Pritzker signed the measure just days ago, banning "assault weapons" and "high-capacity" magazines, but now a judge has said the Democrat-dominated legislature and governor "egregiously violated" procedural requirements under the Illinois constitution to rush the measure into law.
For the time being, the restraining order only pertains to 866 individual plaintiffs who signed on to one of several lawsuits that challenge the ban. But the ruling also sends a hopeful signal to those plaintiffs their lawsuit is likely to succeed, which will apply to every other Second Amendment supporter in the state.
In addition, it is the latest court ruling against gun-grabbing Democratic politicians who are reeling all across the country after last year's historic U.S. Supreme Court ruling in New York State Rifle Association, Inc. v. Bruen, which found that the state's concealed carry law (which essentially prohibited nearly all residents from being able to lawfully carry a gun) unconstitutional.

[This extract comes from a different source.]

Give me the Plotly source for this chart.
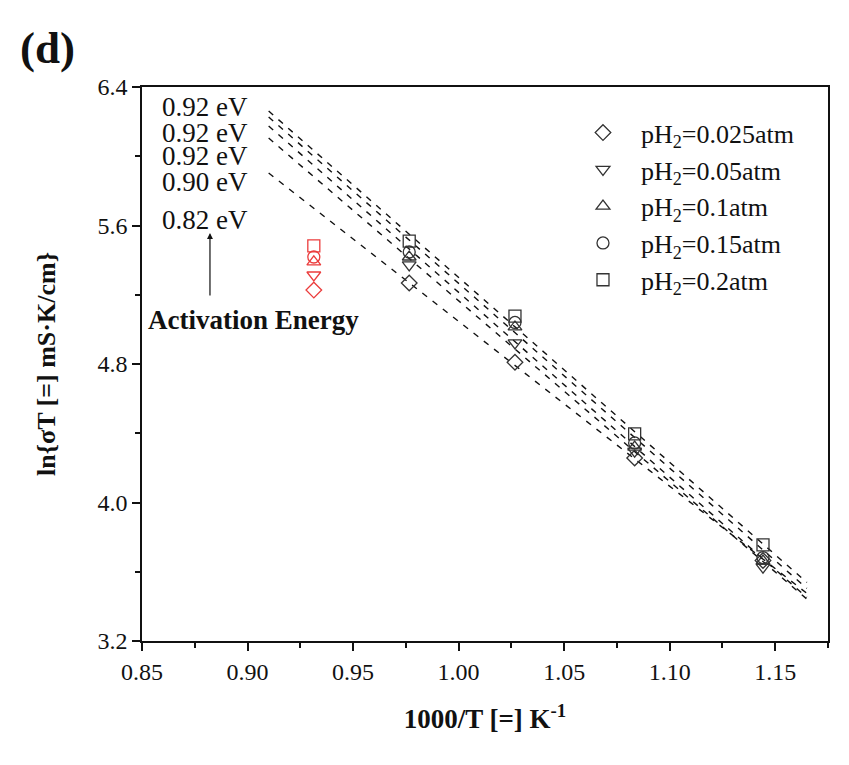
import plotly.graph_objects as go

# ---- data ----
x_meas = [0.9766, 1.0267, 1.0834, 1.1442]
series_names = ["pH<sub>2</sub>=0.025atm", "pH<sub>2</sub>=0.05atm", "pH<sub>2</sub>=0.1atm",
                "pH<sub>2</sub>=0.15atm", "pH<sub>2</sub>=0.2atm"]
symbols = ["diamond-open", "triangle-down-open", "triangle-up-open", "circle-open", "square-open"]
y_025 = [5.268, 4.810, 4.257, 3.665]
y_05 = [5.372, 4.922, 4.297, 3.627]
y_10 = [5.418, 5.014, 4.320, 3.662]
y_15 = [5.447, 5.040, 4.344, 3.682]
y_20 = [5.510, 5.077, 4.396, 3.755]
y_series = [y_025, y_05, y_10, y_15, y_20]

# red (extrapolated) points
x_red = 0.9314
y_red = [5.227, 5.314, 5.390, 5.418, 5.482]

# fitted dashed lines (start/end values)
fit_x = [0.91, 1.165]
fit_start = [5.903, 6.105, 6.175, 6.227, 6.261]
fit_end = [3.475, 3.442, 3.452, 3.504, 3.538]

ea_labels = ["0.92 eV", "0.92 eV", "0.92 eV", "0.90 eV", "0.82 eV"]
ea_label_y = [0.9632, 0.9162, 0.8747, 0.8278, 0.7592]

FONT = "Liberation Serif"
fig = go.Figure()

for s, e in zip(fit_start, fit_end):
    fig.add_trace(go.Scatter(x=fit_x, y=[s, e], mode="lines", showlegend=False,
                             line=dict(color="#111", width=1.4, dash="6px,7px"),
                             hoverinfo="skip"))

for name, sym, ys in zip(series_names, symbols, y_series):
    fig.add_trace(go.Scatter(x=x_meas, y=ys, mode="markers", name=name,
                             marker=dict(symbol=sym, size=12, color="#333",
                                         line=dict(color="#333", width=1.3))))

for sym, yr in zip(symbols, y_red):
    fig.add_trace(go.Scatter(x=[x_red], y=[yr], mode="markers", showlegend=False,
                             marker=dict(symbol=sym, size=12, color="rgb(235,60,60)",
                                         line=dict(color="rgb(235,60,60)", width=1.3))))

annotations = []
for t, yy in zip(ea_labels, ea_label_y):
    annotations.append(dict(text=t, xref="paper", yref="paper", x=0.026, y=yy,
                            xanchor="left", yanchor="middle", showarrow=False,
                            font=dict(family=FONT, size=27, color="#111")))
annotations.append(dict(text="<b>Activation Energy</b>", xref="paper", yref="paper",
                        x=(253 - 142) / 686, y=(641 - 320) / 554, xanchor="center",
                        yanchor="middle", showarrow=False,
                        font=dict(family=FONT, size=27, color="#111")))
annotations.append(dict(x=0.8822, y=5.557, ax=0.8822, ay=5.187, xref="x", yref="y",
                        axref="x", ayref="y", text="", showarrow=True, arrowhead=2,
                        arrowsize=1, arrowwidth=1.2, arrowcolor="#111"))
annotations.append(dict(text="<b>(d)</b>", xref="paper", yref="paper",
                        x=(18 - 142) / 686, y=(641 - 48) / 554, xanchor="left",
                        yanchor="middle", showarrow=False,
                        font=dict(family=FONT, size=45, color="#111")))

axis_common = dict(showline=True, linecolor="#111", linewidth=1.5, mirror=True,
                   ticks="outside", ticklen=8, tickwidth=1.5, tickcolor="#111",
                   showgrid=False, zeroline=False,
                   tickfont=dict(family=FONT, size=24, color="#111"))

fig.update_layout(
    width=849, height=765,
    margin=dict(l=142, r=21, t=87, b=124),
    plot_bgcolor="white", paper_bgcolor="white",
    xaxis=dict(range=[0.85, 1.175], dtick=0.05, tick0=0.85, tickformat=".2f",
               minor=dict(dtick=0.025, ticks="outside", ticklen=5, tickwidth=1.5, tickcolor="#111"),
               title=dict(text="<b>1000/T [=] K<sup>-1</sup></b>",
                          font=dict(family=FONT, size=27, color="#111"), standoff=26),
               **axis_common),
    yaxis=dict(range=[3.2, 6.4], dtick=0.8, tick0=3.2, tickformat=".1f",
               minor=dict(dtick=0.4, ticks="outside", ticklen=5, tickwidth=1.5, tickcolor="#111"),
               title=dict(text="<b>ln{σT [=] mS·K/cm}</b>",
                          font=dict(family=FONT, size=26, color="#111"), standoff=34),
               **axis_common),
    legend=dict(x=0.6166, y=0.96, xanchor="left", yanchor="top",
                font=dict(family=FONT, size=26, color="#111"),
                bgcolor="rgba(0,0,0,0)", tracegroupgap=0, itemwidth=66),
    annotations=annotations,
    showlegend=True,
)

fig.write_html("out.html")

"Plaintiffs are being immediately and irreparably harmed each day in which their fundamental right to bear arms is being denied," wrote Judge Joshua Morrison in his 11-page ruling, rejecting the state government's claim that the law did not impact a fundamental constitutional right. He added that "the plaintiffs have shown a likelihood of success" in their suit to have the law struck down, which is known as the "Protect Illinois Communities Act."
"This Court finds that the Defendants [Pritzker et al] unequivocally and egregiously violated the Three Readings Rule of the Illinois Constitution in order to circumvent the Constitutional requirements and avoid public discourse," the ruling continues.
The judge also opined that the law is not likely going to survive being scrutinized under the precedent established by the Bruen ruling.
Indeed, the law was already under siege by nearly all Illinois sheriffs who vowed not to enforce it, saying that they see its gun registration requirement as a huge violation of the Second Amendment's infringement clause.
In a letter posted to Facebook, Greene County Sheriff Rob McMillen noted that he plans to follow his “morals, beliefs, and obligations concerning protecting the rights” of the citizens of his county.
“These types of laws put law enforcement officers and prosecutors in a very precarious box, with us having to decide to not enforce laws that were passed by government bodies,” McMillen wrote. “But, as your Greene County Sheriff, I cannot sit back and let laws that strip Greene County citizens of their constitutional rights, and not take a stance supporting the citizens against a government that wants to trample on their rights.”
Clinton County Sheriff Dan Travous, Macoupin County Sheriff Shawn Kahl, and Monroe County Sheriff Neal Rohlfing all made similar statements and commitments to their residents and voters, saying that their departments would not be used to conduct any investigations or make any arrests under provisions of the law for the same reason: Their belief that citizens have an inalienable right to keep and bear legitimate firearms for “defense, liberty, and property.”
Madison County Sheriff Jeff Connor, along with the county’s State’s Attorney Tom Haine, noted in a joint statement that they expect the law will face legal challenges and “trust that this legislative overreach will not stand.”
“In the meantime, we remain focused on reducing violent crime,” the letter reads. “Therefore, pending further direction by the courts, the Madison County Sheriff’s Office will not expend its limited resources to check whether otherwise law-abiding gun owners have registered their weapons with the State, nor will the Madison County Sheriff’s Office be arresting or housing otherwise law-abiding individuals solely due to non-compliance with [the law].”